• Exercise objective:
Quote every line below exactly and skip any picture.

━━ Material provided

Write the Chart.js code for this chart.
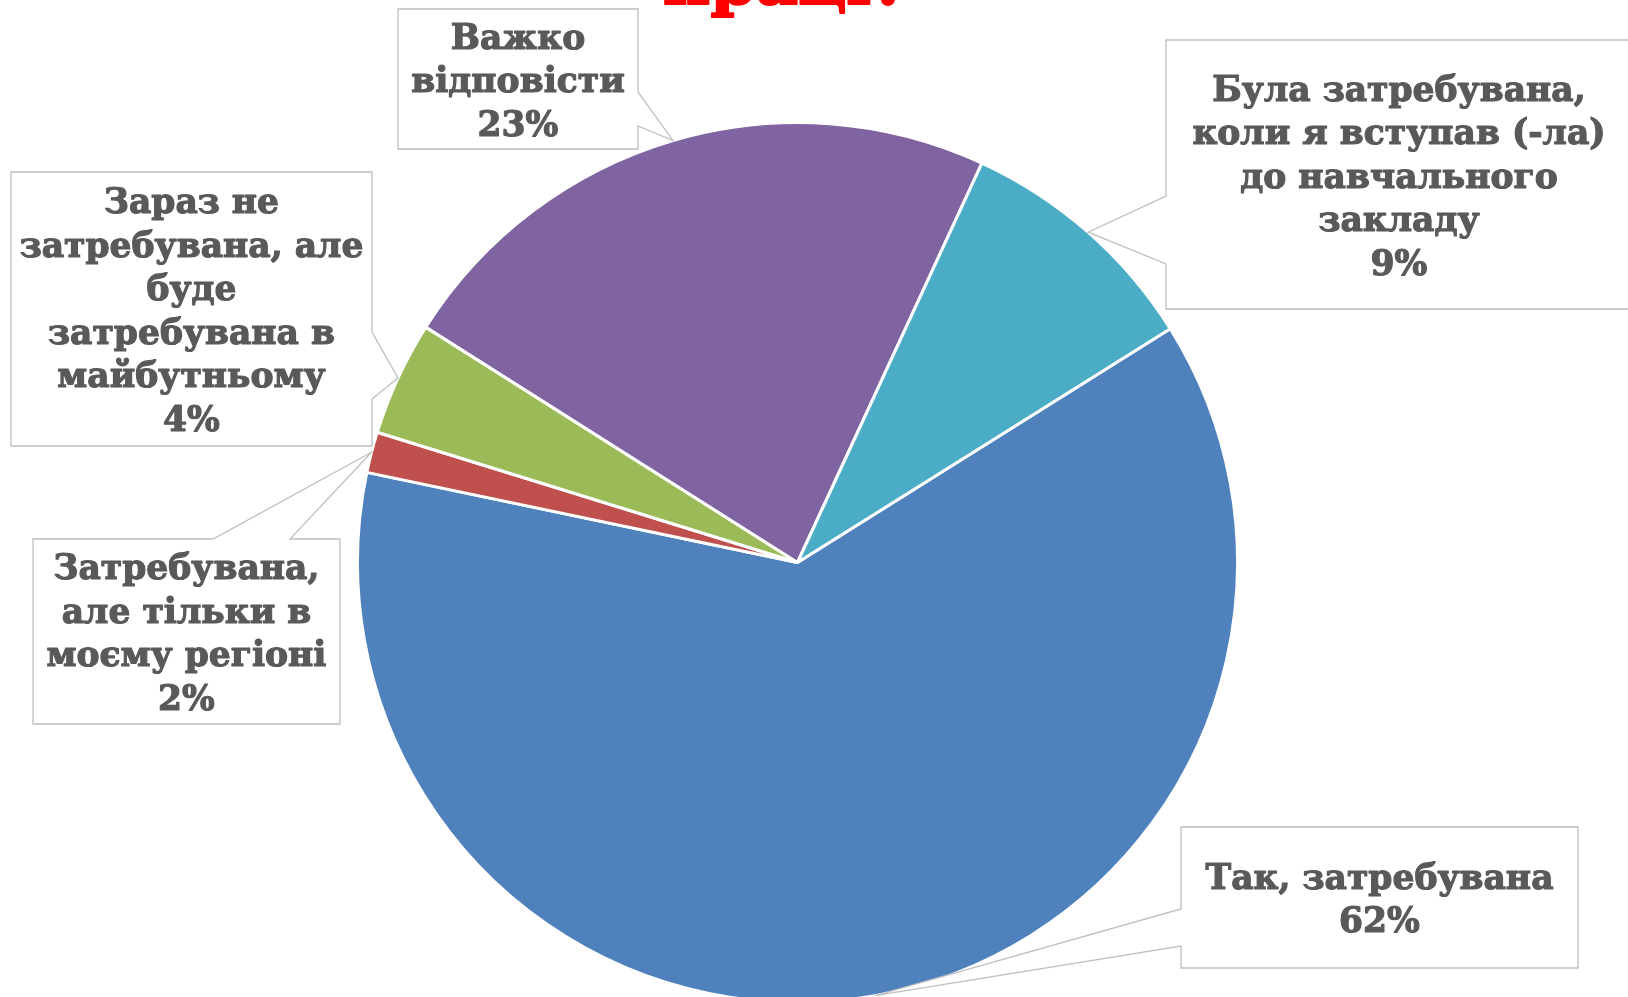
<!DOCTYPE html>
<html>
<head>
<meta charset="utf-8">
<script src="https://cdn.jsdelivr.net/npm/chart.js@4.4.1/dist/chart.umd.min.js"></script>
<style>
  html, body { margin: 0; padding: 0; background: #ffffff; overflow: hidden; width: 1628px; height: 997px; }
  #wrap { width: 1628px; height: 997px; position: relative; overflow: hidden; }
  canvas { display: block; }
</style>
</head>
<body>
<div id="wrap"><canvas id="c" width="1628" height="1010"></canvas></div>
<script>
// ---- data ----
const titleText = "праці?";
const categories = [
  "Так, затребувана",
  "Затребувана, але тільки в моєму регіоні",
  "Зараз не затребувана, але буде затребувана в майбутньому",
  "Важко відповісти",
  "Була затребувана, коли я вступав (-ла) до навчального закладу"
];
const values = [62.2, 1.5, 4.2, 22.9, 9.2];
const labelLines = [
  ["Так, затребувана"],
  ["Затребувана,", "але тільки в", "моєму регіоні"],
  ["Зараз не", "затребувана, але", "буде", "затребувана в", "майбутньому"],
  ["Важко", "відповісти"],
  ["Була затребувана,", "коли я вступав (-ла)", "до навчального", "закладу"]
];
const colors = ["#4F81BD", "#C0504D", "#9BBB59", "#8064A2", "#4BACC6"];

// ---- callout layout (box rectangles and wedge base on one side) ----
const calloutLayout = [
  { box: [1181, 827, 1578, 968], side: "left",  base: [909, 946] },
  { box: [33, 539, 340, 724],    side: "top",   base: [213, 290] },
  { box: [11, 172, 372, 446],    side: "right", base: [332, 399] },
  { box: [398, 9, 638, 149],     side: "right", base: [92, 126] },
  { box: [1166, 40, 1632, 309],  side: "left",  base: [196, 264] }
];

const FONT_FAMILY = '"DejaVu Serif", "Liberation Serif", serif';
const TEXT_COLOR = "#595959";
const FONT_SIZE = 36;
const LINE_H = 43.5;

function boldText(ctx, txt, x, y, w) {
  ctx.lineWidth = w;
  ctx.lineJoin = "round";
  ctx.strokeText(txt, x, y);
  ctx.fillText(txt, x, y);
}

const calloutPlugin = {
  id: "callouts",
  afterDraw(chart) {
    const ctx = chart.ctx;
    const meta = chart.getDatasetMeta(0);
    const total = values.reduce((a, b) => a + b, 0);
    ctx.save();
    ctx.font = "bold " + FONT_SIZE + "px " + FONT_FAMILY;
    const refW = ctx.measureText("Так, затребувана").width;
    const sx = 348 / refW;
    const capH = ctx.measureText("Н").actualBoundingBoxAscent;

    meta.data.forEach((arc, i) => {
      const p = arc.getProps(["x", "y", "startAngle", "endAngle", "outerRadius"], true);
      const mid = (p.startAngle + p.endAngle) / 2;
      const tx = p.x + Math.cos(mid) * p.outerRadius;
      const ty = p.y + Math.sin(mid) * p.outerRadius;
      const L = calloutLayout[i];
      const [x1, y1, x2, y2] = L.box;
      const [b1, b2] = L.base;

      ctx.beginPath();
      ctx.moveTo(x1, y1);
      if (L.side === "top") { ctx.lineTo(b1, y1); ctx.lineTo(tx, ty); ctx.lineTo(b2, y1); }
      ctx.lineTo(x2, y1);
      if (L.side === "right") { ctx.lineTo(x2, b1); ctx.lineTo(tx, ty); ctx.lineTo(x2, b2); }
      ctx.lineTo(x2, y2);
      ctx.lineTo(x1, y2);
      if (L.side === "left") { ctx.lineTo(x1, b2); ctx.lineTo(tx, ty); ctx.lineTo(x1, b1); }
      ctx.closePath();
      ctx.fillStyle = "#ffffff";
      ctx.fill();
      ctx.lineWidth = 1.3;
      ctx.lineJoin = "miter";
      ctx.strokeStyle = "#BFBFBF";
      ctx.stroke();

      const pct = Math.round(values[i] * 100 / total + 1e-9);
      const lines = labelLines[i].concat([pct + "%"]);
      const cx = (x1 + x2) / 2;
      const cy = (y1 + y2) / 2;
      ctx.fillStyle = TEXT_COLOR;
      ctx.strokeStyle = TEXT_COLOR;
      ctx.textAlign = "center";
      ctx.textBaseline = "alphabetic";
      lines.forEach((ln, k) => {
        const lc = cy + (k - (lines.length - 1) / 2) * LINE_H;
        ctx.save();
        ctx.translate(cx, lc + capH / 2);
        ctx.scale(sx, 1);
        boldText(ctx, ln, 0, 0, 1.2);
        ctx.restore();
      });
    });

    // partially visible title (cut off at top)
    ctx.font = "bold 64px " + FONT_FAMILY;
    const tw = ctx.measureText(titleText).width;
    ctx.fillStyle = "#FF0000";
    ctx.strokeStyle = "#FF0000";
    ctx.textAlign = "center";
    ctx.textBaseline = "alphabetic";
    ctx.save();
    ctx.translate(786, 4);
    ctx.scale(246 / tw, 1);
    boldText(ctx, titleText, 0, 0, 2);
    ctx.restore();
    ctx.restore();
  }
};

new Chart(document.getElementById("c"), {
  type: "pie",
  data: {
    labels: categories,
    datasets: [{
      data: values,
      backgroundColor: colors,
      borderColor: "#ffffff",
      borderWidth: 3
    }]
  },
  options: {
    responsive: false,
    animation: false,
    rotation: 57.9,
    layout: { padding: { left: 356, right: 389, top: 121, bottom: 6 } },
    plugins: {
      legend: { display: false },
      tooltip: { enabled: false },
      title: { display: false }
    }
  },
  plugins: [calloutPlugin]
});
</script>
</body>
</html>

━━━━

• Finished task:
Write the Chart.js code for this chart.
<!DOCTYPE html>
<html>
<head>
<meta charset="utf-8">
<script src="https://cdn.jsdelivr.net/npm/chart.js@4.4.1/dist/chart.umd.min.js"></script>
<style>
  html, body { margin: 0; padding: 0; background: #ffffff; overflow: hidden; width: 1628px; height: 997px; }
  #wrap { width: 1628px; height: 997px; position: relative; overflow: hidden; }
  canvas { display: block; }
</style>
</head>
<body>
<div id="wrap"><canvas id="c" width="1628" height="1010"></canvas></div>
<script>
// ---- data ----
const titleText = "праці?";
const categories = [
  "Так, затребувана",
  "Затребувана, але тільки в моєму регіоні",
  "Зараз не затребувана, але буде затребувана в майбутньому",
  "Важко відповісти",
  "Була затребувана, коли я вступав (-ла) до навчального закладу"
];
const values = [62.2, 1.5, 4.2, 22.9, 9.2];
const labelLines = [
  ["Так, затребувана"],
  ["Затребувана,", "але тільки в", "моєму регіоні"],
  ["Зараз не", "затребувана, але", "буде", "затребувана в", "майбутньому"],
  ["Важко", "відповісти"],
  ["Була затребувана,", "коли я вступав (-ла)", "до навчального", "закладу"]
];
const colors = ["#4F81BD", "#C0504D", "#9BBB59", "#8064A2", "#4BACC6"];

// ---- callout layout (box rectangles and wedge base on one side) ----
const calloutLayout = [
  { box: [1181, 827, 1578, 968], side: "left",  base: [909, 946] },
  { box: [33, 539, 340, 724],    side: "top",   base: [213, 290] },
  { box: [11, 172, 372, 446],    side: "right", base: [332, 399] },
  { box: [398, 9, 638, 149],     side: "right", base: [92, 126] },
  { box: [1166, 40, 1632, 309],  side: "left",  base: [196, 264] }
];

const FONT_FAMILY = '"DejaVu Serif", "Liberation Serif", serif';
const TEXT_COLOR = "#595959";
const FONT_SIZE = 36;
const LINE_H = 43.5;

function boldText(ctx, txt, x, y, w) {
  ctx.lineWidth = w;
  ctx.lineJoin = "round";
  ctx.strokeText(txt, x, y);
  ctx.fillText(txt, x, y);
}

const calloutPlugin = {
  id: "callouts",
  afterDraw(chart) {
    const ctx = chart.ctx;
    const meta = chart.getDatasetMeta(0);
    const total = values.reduce((a, b) => a + b, 0);
    ctx.save();
    ctx.font = "bold " + FONT_SIZE + "px " + FONT_FAMILY;
    const refW = ctx.measureText("Так, затребувана").width;
    const sx = 348 / refW;
    const capH = ctx.measureText("Н").actualBoundingBoxAscent;

    meta.data.forEach((arc, i) => {
      const p = arc.getProps(["x", "y", "startAngle", "endAngle", "outerRadius"], true);
      const mid = (p.startAngle + p.endAngle) / 2;
      const tx = p.x + Math.cos(mid) * p.outerRadius;
      const ty = p.y + Math.sin(mid) * p.outerRadius;
      const L = calloutLayout[i];
      const [x1, y1, x2, y2] = L.box;
      const [b1, b2] = L.base;

      ctx.beginPath();
      ctx.moveTo(x1, y1);
      if (L.side === "top") { ctx.lineTo(b1, y1); ctx.lineTo(tx, ty); ctx.lineTo(b2, y1); }
      ctx.lineTo(x2, y1);
      if (L.side === "right") { ctx.lineTo(x2, b1); ctx.lineTo(tx, ty); ctx.lineTo(x2, b2); }
      ctx.lineTo(x2, y2);
      ctx.lineTo(x1, y2);
      if (L.side === "left") { ctx.lineTo(x1, b2); ctx.lineTo(tx, ty); ctx.lineTo(x1, b1); }
      ctx.closePath();
      ctx.fillStyle = "#ffffff";
      ctx.fill();
      ctx.lineWidth = 1.3;
      ctx.lineJoin = "miter";
      ctx.strokeStyle = "#BFBFBF";
      ctx.stroke();

      const pct = Math.round(values[i] * 100 / total + 1e-9);
      const lines = labelLines[i].concat([pct + "%"]);
      const cx = (x1 + x2) / 2;
      const cy = (y1 + y2) / 2;
      ctx.fillStyle = TEXT_COLOR;
      ctx.strokeStyle = TEXT_COLOR;
      ctx.textAlign = "center";
      ctx.textBaseline = "alphabetic";
      lines.forEach((ln, k) => {
        const lc = cy + (k - (lines.length - 1) / 2) * LINE_H;
        ctx.save();
        ctx.translate(cx, lc + capH / 2);
        ctx.scale(sx, 1);
        boldText(ctx, ln, 0, 0, 1.2);
        ctx.restore();
      });
    });

    // partially visible title (cut off at top)
    ctx.font = "bold 64px " + FONT_FAMILY;
    const tw = ctx.measureText(titleText).width;
    ctx.fillStyle = "#FF0000";
    ctx.strokeStyle = "#FF0000";
    ctx.textAlign = "center";
    ctx.textBaseline = "alphabetic";
    ctx.save();
    ctx.translate(786, 4);
    ctx.scale(246 / tw, 1);
    boldText(ctx, titleText, 0, 0, 2);
    ctx.restore();
    ctx.restore();
  }
};

new Chart(document.getElementById("c"), {
  type: "pie",
  data: {
    labels: categories,
    datasets: [{
      data: values,
      backgroundColor: colors,
      borderColor: "#ffffff",
      borderWidth: 3
    }]
  },
  options: {
    responsive: false,
    animation: false,
    rotation: 57.9,
    layout: { padding: { left: 356, right: 389, top: 121, bottom: 6 } },
    plugins: {
      legend: { display: false },
      tooltip: { enabled: false },
      title: { display: false }
    }
  },
  plugins: [calloutPlugin]
});
</script>
</body>
</html>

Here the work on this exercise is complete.